Let’s address the imagination portion of the answer first. I think people expect me to say “research” and then link to sites, and it’s true that there’s an aspect of writing kink/sex which requires some homework. When I first began writing graphic gay sex, I did watch some porn—not for technique but for logistics of how far a body can bend, if a mouth actually reaches, etc—but mostly I lurked on online forums where gay men talked, sometimes argued with each other about sex. I listened to and asked questions of gay male friends. I studied gay sex/fetish sites vs. straight sites. I read some articles and books about sexuality—well, read some more. I’d already consumed plenty, but I topped off.
Honestly, this all took about forty-fifty hours tops, unless you count porn I watched just for fun. Which I don’t. The research part is not a big deal. Anybody could do it. The imagination part, that’s a lifetime of work.
If you look back to pictures of me from my twenties and early thirties, you will see a woman wearing cotton flowered sundresses—that she made herself—and a whole lot of long-haired Iowa wholesomeness. I have to tell you, that was a hell of a smokescreen. My husband doesn’t permit much discussion of what we do in the bedroom, but I will say it was better than those sundresses. What has gone in my head since the first blushes of adolescence, though, is another tale entirely.
I remember, vividly, playing Barbies and simulating not just sex but non-con and what I now know was an attempt to break out of the princess pattern. I had a one-armed male Barbie—Shaving Ken—who had real hair that immediately went to shit, making him appear wild, untamed, and very sexy. He was always the bad guy, and he always got the girl. Usually all of them. Neutered Ken “won” on occasion because those societal norms, they press hard. There was no same-sex contact, because, to be frank, I’d spied my own sense of openness on that front and clamped down so hard it wasn’t until I began writing gay romances my own bisexuality was finally allowed to bloom again. But there was plenty of hanky panky with my Barbies.

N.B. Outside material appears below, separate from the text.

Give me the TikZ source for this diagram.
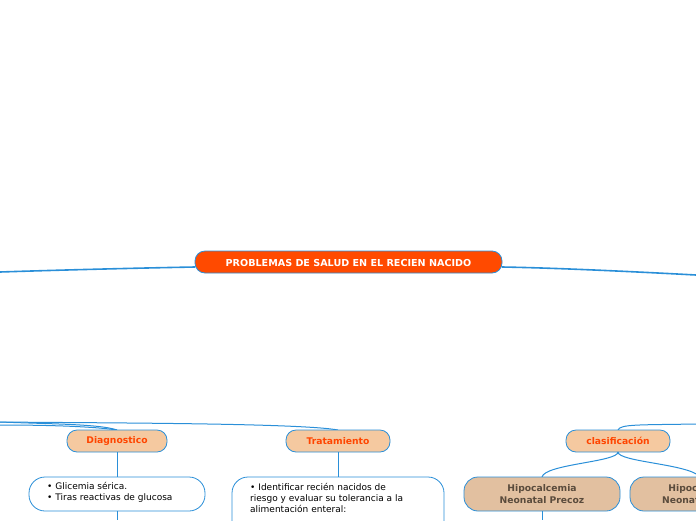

I was aware I thought about sex and played out sexual roles with my Barbies more than was “normal,” but I didn’t care. Sex was a hugely taboo topic in our house. There was no normalizing, no talk about masturbation. My mother caught me once very young and acted as if I had brought huge shame to the family, so I kept it quiet from then on. Yet I thought about it all the time, well before puberty.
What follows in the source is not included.